Et donc, Astruc cinéaste s’est inspiré pour l’essentiel de ses films d’œuvres littéraires classiques et rêve encore à son âge d’adapter trois nouvelles de Mérimée. Il est passionnant de voir comment le travail d’adaptation l’a dans certains cas conduit à réviser son jugement sur certains auteurs. Il n’aimait guère le Maupassant d’Une Vie, mais celui-ci lui apparaît sous un jour nouveau quand il se met à plancher sur le scénario : il n’avait pas vu qu’Une Vie était habité de la même folie que le Horla. En revanche, il n’a pas eu besoin de chemin de Damas pour saluer le génie du premier grand organisateur des noces entre le sensible et l’intelligible — Edgar Poe. Astruc a eu pour coscénaristes Flaubert, Balzac et Maurice Leblanc, mais Poe a été le fidèle des fidèles, lui offrant dans ses Histoires extraordinaires la matière claire et obscure de quatre films.
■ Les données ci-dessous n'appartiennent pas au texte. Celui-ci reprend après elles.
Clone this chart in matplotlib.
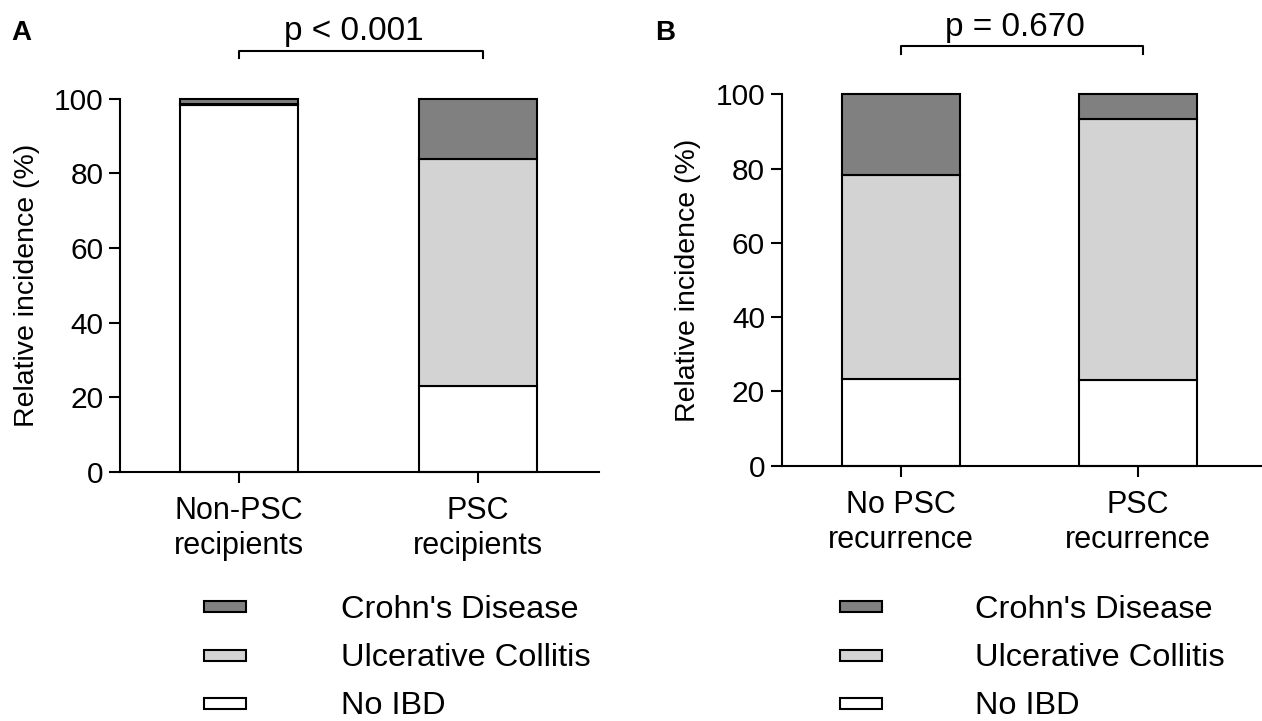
import matplotlib
matplotlib.use("Agg")
import matplotlib.pyplot as plt
import numpy as np
from matplotlib.patches import Rectangle

# panel A: PSC vs non-PSC recipients
groups_a = ["Non-PSC\nrecipients", "PSC\nrecipients"]
no_ibd_a = [98.3, 23.0]
uc_a = [0.4, 60.8]
cd_a = [1.3, 16.2]
p_a = "p < 0.001"

# panel B: recurrence vs no recurrence
groups_b = ["No PSC\nrecurrence", "PSC\nrecurrence"]
no_ibd_b = [23.3, 23.1]
uc_b = [55.0, 70.2]
cd_b = [21.7, 6.7]
p_b = "p = 0.670"

legend_labels = ["Crohn's Disease", "Ulcerative Collitis", "No IBD"]
legend_colors = ["#808080", "#d3d3d3", "#ffffff"]
yticks = [0, 20, 40, 60, 80, 100]

plt.rcParams.update({
    "font.family": ["Liberation Sans", "DejaVu Sans"],
    "axes.spines.top": False, "axes.spines.right": False,
    "axes.linewidth": 1.5,
})

W, H = 1262, 721
fig = plt.figure(figsize=(W / 100, H / 100), dpi=100)


def px(x0, y0, x1, y1):
    # pixel box -> figure fraction rect
    return [x0 / W, 1 - y1 / H, (x1 - x0) / W, (y1 - y0) / H]


def panel(ax, labels, no_ibd, uc, cd, ptxt, xlim, letter, letter_x):
    x = np.arange(len(labels))
    no_ibd, uc, cd = map(np.array, (no_ibd, uc, cd))
    kw = dict(width=0.494, edgecolor="black", linewidth=1.5, clip_on=False)
    ax.bar(x, no_ibd, color=legend_colors[2], **kw)
    ax.bar(x, uc, bottom=no_ibd, color=legend_colors[1], **kw)
    ax.bar(x, cd, bottom=no_ibd + uc, color=legend_colors[0], **kw)
    ax.set_xlim(*xlim)
    ax.set_ylim(0, 100)
    ax.set_yticks(yticks)
    ax.set_xticks(x, labels)
    ax.tick_params(axis="y", length=8, width=1.5, pad=4, labelsize=21.5)
    ax.tick_params(axis="x", length=8, width=1.5, pad=9.5, labelsize=22)
    ax.set_ylabel("Relative incidence (%)", fontsize=20.5)
    ax.yaxis.set_label_coords(-0.167, 0.5)
    # significance bracket
    ax.plot([0, 0, 1.02, 1.02], [110.9, 112.9, 112.9, 110.9], color="black",
            linewidth=1.5, clip_on=False)
    ax.text(0.48, 115.6, ptxt, ha="center", va="baseline", fontsize=24)
    fig.text(letter_x / W, 1 - 40 / H, letter, fontsize=20, fontweight="bold",
             va="baseline")


ax_a = fig.add_axes(px(120, 98.7, 599, 472))
panel(ax_a, groups_a, no_ibd_a, uc_a, cd_a, p_a, (-0.498, 1.506), "A", 11)

ax_b = fig.add_axes(px(781.7, 94.3, 1262, 465.7))
panel(ax_b, groups_b, no_ibd_b, uc_b, cd_b, p_b, (-0.503, 1.523), "B", 655)

# legends drawn by hand (GraphPad style, stacked rows below each panel)
rows = [606, 655, 703]
for patch_x, text_x in [(204, 341), (840, 975)]:
    for lab, col, yc in zip(legend_labels, legend_colors, rows):
        fig.patches.append(Rectangle((patch_x / W, 1 - (yc + 5.5) / H), 42 / W, 11 / H,
                                     transform=fig.transFigure, facecolor=col,
                                     edgecolor="black", linewidth=1.5))
        fig.text(text_x / W, 1 - (yc + 11.5) / H, lab, fontsize=23.4, va="baseline")

fig.savefig("out.png", dpi=100)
Et cette part dominante de la littérature dans l’œuvre cinématographique d’Astruc nous rappelle une chose que nous savions, mais que nous avons trop tendance à oublier. Ses « neveux » de la Nouvelle Vague, qu’ils se nomment Godard, Truffaut ou Chabrol, étaient eux aussi des rats de bibliothèque. N’est-il pas étrange que ces jeunes gens qui remuèrent autant le monde des images en quittant les studios pour s’emparer du décor de la rue aient été aussi attachés aux mots ? Mais il ne faut jamais oublier que l’iconoclaste Rimbaud avait commencé sa carrière en décrochant au Concours général un prix de vers latins et que les ruptures dans l’histoire de l’art (et dans l’Histoire tout court ?) s’inscrivent toujours dans une continuité.


FAL


Alexandre Astruc, le Plaisir en toutes choses — Entretiens avec Noël Simsolo, Éditions Neige — Écriture, mars 2015, 19,95€



[1] On trouvera sur ce site le texte complet de cet article.

[2] Citation à la vérité un peu inexacte, puisque Diderot écrit, dans les premières lignes de son introduction au Neveu : « Mes pensées, ce sont mes catins ».